イギリスが漁業でEUに巨大な譲歩。最後まで残る紛争解決とセーフガード問題:ブレグジット
英国の交渉担当者たちは、「合意なし」を回避するために、漁業問題のいくつか非常に重要な点で、欧州連合(EU)に譲歩することで合意した。
同じ内容の情報が、ヨーロッパ情報筋、フランス政府筋という形で、AFPやロイターなど複数のメディアから発信されている。
しかしまだ、最後のポイントで妥結がされていない。
時間はあと8日しか残されていないが、これらの重要な譲歩は、この48時の間に行われたのだという。
合意のために十分な譲歩なのか、まだ他の情報が必要なのかは、明らかにされていないとAFPのフランス政治筋は述べたという。
またアイルランドのマーティン首相も、同国公共放送RTEで「ポジティブなシグナル」があったことを語った。
「英国側の動きはあったが、悪魔は条文の文章の細部に宿るものだ。我々はまだそこには
到達していない」とある外交筋は述べた。
「すべての保証があるかどうか、確認しているところ」であり、この作業には「一晩中かかる」という。「もしすべてがうまくいったなら」、合意は24日(木)の朝(現地時間)に発表されることになるだろう、ということだ。
確認が終わって、問題ないと確定した場合でも、27加盟国による検証が必要で、数日かかると予想されている。しかし理論的には、英国が完全に単一市場から脱退する1月1日に条約が仮発効に入るには、まだ時間がある。
約2000ページに及ぶこのテキストは、その後、欧州議会で事後的に検証されることになる。3月に始まったこれらの交渉が成功裏に妥結すれば、政治的に当惑させ、経済的にも大きなダメージを受ける「ノー・ディール」から双方を救うことができるだろう。

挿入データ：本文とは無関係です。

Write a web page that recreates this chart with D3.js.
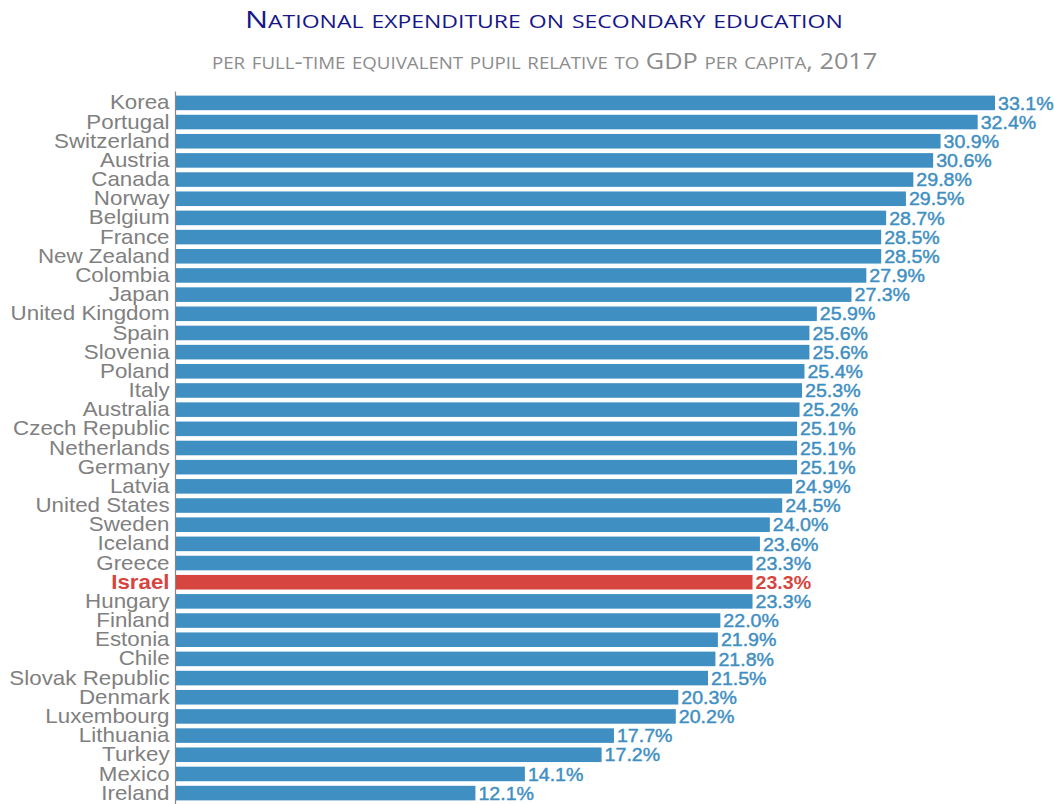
<!DOCTYPE html>
<html>
<head>
<meta charset="utf-8">
<script src="https://cdn.jsdelivr.net/npm/d3@7"></script>
<style>
  body { margin: 0; background: #fff; }
  svg { display: block; }
</style>
</head>
<body>
<div id="chart"></div>
<script>
const countries = ['Korea', 'Portugal', 'Switzerland', 'Austria', 'Canada', 'Norway', 'Belgium',
  'France', 'New Zealand', 'Colombia', 'Japan', 'United Kingdom', 'Spain', 'Slovenia', 'Poland',
  'Italy', 'Australia', 'Czech Republic', 'Netherlands', 'Germany', 'Latvia', 'United States',
  'Sweden', 'Iceland', 'Greece', 'Israel', 'Hungary', 'Finland', 'Estonia', 'Chile',
  'Slovak Republic', 'Denmark', 'Luxembourg', 'Lithuania', 'Turkey', 'Mexico', 'Ireland'];
const values = [33.1, 32.4, 30.9, 30.6, 29.8, 29.5, 28.7, 28.5, 28.5, 27.9, 27.3, 25.9, 25.6,
  25.6, 25.4, 25.3, 25.2, 25.1, 25.1, 25.1, 24.9, 24.5, 24.0, 23.6, 23.3, 23.3, 23.3, 22.0,
  21.9, 21.8, 21.5, 20.3, 20.2, 17.7, 17.2, 14.1, 12.1];
const highlight = 'Israel';

const data = countries.map((c, i) => ({ country: c, value: values[i] }));

const width = 1054;
const height = 804;
const margin = { top: 91, right: 59, bottom: -1, left: 176 };

const blue = '#3f8fc2';
const red = '#d6453f';

const svg = d3.select('#chart')
  .append('svg')
  .attr('width', width)
  .attr('height', height);

// small caps built by hand: capitals/digits big, lower case letters uppercased and smaller
function smallCaps(sel, str, big, small) {
  const runs = [];
  for (const ch of str) {
    const isSmall = ch !== ch.toUpperCase();
    const last = runs[runs.length - 1];
    if (last && last.small === isSmall) last.t += ch;
    else runs.push({ small: isSmall, t: ch });
  }
  runs.forEach((r) => {
    sel.append('tspan')
      .attr('font-size', r.small ? small : big)
      .text(r.small ? r.t.toUpperCase() : r.t);
  });
}

// fit a title to the width it has in the original by squeezing / widening the glyphs
function fitWidth(sel, left, target) {
  const w = sel.node().getComputedTextLength();
  sel.attr('transform', `translate(${left},0) scale(${target / w},1)`);
}

const title = svg.append('text')
  .attr('x', 0)
  .attr('y', 28)
  .style('font-family', '"Open Sans", sans-serif')
  .style('fill', '#16168a');
smallCaps(title, 'National expenditure on secondary education', 24, 18);
fitWidth(title, 245, 598);

const subtitle = svg.append('text')
  .attr('x', 0)
  .attr('y', 69)
  .style('font-family', '"Open Sans", sans-serif')
  .style('fill', '#8c8c8c');
smallCaps(subtitle, 'per full-time equivalent pupil relative to GDP per capita, 2017', 21, 15.5);
fitWidth(subtitle, 212, 666);

const x = d3.scaleLinear()
  .domain([0, d3.max(values)])
  .range([margin.left, width - margin.right]);

const y = d3.scaleBand()
  .domain(countries)
  .range([margin.top, height - margin.bottom])
  .padding(0.24);

const colorOf = (d) => (d.country === highlight ? red : blue);

svg.selectAll('rect.bar')
  .data(data)
  .enter()
  .append('rect')
  .attr('class', 'bar')
  .attr('x', x(0))
  .attr('y', (d) => y(d.country))
  .attr('width', (d) => x(d.value) - x(0))
  .attr('height', y.bandwidth())
  .attr('fill', colorOf);

// value labels
svg.selectAll('text.val')
  .data(data)
  .enter()
  .append('text')
  .attr('class', 'val')
  .attr('transform', (d) =>
    `translate(${x(d.value) + 3},${y(d.country) + y.bandwidth() / 2}) scale(1.06,1)`)
  .attr('dy', '0.36em')
  .style('font-family', '"Liberation Sans", Arial, sans-serif')
  .style('font-size', '18.5px')
  .style('font-weight', (d) => (d.country === highlight ? 'bold' : 'normal'))
  .style('stroke', (d) => (d.country === highlight ? 'none' : colorOf(d)))
  .style('stroke-width', 0.45)
  .style('fill', colorOf)
  .text((d) => d.value.toFixed(1) + '%');

// y axis
const yAxis = svg.append('g')
  .attr('transform', `translate(${margin.left - 1},0)`)
  .call(d3.axisLeft(y).tickSize(0).tickPadding(5));

yAxis.select('.domain')
  .attr('stroke', '#888')
  .attr('stroke-width', 1.2);

yAxis.selectAll('text')
  .attr('transform', 'scale(1.09,1)')
  .style('font-family', '"Liberation Sans", Arial, sans-serif')
  .style('font-size', '20.5px')
  .style('fill', (d) => (d === highlight ? red : '#808080'))
  .style('font-weight', (d) => (d === highlight ? 'bold' : 'normal'));
</script>
</body>
</html>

英国水域へヨーロッパの漁師がアクセスする問題は、23日(水)の議論において、最終的な障害であり続けたが、これもほぼ完了したという。
最後まで残ったのは、紛争の解決方法や不正競争に対するセーフガードなどであったという。
これらの詳細はまだ明らかになっていないが、おそらく「紛争の解決方法」とは、EU側が提唱する欧州司法裁判所での仲裁の解決か、英国側が提出する、少数の人数による仲裁型かではないかと思う。
これは、日本とEUの連携協定でも、最後の最後まで問題になった、本当に最後の1点だった。EUとカナダの交渉でも状況は似ていた。日本との場合はEU側があきらめたが、英国とはどうだろうか。

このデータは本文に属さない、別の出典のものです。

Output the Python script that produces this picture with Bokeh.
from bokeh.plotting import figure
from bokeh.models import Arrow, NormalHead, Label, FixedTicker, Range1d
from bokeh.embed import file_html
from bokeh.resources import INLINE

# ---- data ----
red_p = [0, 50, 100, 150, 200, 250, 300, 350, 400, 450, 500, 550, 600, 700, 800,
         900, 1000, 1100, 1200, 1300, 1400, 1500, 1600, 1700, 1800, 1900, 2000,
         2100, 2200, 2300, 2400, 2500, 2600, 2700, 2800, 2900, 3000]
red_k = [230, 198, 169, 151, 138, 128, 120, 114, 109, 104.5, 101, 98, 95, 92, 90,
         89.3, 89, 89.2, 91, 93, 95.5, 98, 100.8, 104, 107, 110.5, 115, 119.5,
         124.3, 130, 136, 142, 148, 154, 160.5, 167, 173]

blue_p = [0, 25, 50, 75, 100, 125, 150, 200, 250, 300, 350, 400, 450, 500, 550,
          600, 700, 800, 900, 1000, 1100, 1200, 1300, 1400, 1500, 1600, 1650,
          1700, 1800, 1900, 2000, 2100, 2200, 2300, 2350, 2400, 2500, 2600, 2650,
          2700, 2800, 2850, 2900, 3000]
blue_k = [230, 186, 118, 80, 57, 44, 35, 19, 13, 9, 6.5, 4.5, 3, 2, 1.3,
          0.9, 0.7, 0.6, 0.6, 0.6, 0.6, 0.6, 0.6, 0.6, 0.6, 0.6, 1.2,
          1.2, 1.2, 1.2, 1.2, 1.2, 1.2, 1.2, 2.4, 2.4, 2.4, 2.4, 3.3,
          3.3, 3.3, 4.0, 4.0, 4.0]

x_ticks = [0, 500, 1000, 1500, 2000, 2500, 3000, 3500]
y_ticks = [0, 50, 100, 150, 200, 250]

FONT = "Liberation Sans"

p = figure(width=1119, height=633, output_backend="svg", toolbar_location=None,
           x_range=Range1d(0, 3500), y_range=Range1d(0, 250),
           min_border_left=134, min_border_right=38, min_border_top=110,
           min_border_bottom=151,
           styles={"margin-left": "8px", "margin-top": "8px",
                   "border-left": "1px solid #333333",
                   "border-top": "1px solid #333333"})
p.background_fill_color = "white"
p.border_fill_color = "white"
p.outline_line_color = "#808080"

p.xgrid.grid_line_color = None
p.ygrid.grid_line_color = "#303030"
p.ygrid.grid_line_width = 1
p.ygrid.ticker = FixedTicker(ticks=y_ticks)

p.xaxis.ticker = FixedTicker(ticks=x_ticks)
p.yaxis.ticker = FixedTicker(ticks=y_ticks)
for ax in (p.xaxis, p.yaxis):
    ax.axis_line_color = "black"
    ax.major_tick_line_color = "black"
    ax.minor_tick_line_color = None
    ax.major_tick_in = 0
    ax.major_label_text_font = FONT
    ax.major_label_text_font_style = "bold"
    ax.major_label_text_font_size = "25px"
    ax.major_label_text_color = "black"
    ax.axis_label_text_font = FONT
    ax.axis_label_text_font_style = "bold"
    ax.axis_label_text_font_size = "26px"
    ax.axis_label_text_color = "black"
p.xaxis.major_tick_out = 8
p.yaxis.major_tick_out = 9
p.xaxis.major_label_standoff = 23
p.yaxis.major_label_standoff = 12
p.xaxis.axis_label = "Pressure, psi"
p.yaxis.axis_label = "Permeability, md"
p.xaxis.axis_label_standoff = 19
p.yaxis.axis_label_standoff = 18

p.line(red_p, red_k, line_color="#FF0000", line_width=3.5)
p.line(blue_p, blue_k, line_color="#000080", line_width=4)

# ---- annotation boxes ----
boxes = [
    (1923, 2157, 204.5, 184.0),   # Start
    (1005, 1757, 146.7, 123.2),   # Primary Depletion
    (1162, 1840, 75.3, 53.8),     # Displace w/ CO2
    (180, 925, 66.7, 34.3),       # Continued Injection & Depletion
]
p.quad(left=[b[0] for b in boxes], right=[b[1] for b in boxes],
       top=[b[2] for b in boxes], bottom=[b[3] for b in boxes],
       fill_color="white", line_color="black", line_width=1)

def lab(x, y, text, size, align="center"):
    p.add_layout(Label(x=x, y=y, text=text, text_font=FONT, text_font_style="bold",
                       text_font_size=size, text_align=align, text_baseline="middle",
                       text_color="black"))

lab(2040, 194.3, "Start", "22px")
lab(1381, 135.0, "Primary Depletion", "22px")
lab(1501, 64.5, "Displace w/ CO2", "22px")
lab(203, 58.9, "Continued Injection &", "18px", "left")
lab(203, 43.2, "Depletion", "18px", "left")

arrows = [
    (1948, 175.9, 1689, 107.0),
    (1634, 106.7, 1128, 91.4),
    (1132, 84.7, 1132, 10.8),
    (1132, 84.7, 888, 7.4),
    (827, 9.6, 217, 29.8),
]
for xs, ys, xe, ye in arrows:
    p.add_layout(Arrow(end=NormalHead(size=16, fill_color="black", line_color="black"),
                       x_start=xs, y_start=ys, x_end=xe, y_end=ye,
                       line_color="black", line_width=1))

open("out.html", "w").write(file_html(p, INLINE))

また「不正競争に対するセーフガード」とは、「あるジャンルで不正があった場合、別のジャンルで補償が可能」というEU側の主張についての問題だろう。内容もさることながら、これにEUが主張するように漁業問題を入れるのか、それとも英国が主張するように漁業問題を切り離すのか、これも最後まで問題になっている可能性がある。
漁業問題は、双方にとって全体的には経済的な比重が低いにもかかわらず、フランスだけでなく、オランダ、デンマーク、アイルランドを含むいくつかの加盟国にとって、政治的、社会的に重要な役割を果たしてきた。
どの国にとっても、漁業従事者の失業に直結する問題であり、漁場を失うということは、会社員が別の会社に勤めればいいという問題とは異なる。
それに、英国にとって「領土問題」と化しているだけではない。どの国にとっても漁業は文化や歴史につながる問題なのである。
ちなみにBBCは23日に、最新の世論調査を発表した。
YouGovが定期的に行っている質問である。「今から考えると、英国は欧州連合を去るのが正しかったと思いますが、それとも間違っていたと思いますか?」
この3ヶ月の間、平均して39%が「離脱の決定は正しい」、49%が「間違っている」を選択した。
やはり国民投票といえども、市民による投票結果の賞味期限は、今の時代は5年程度なのだろう。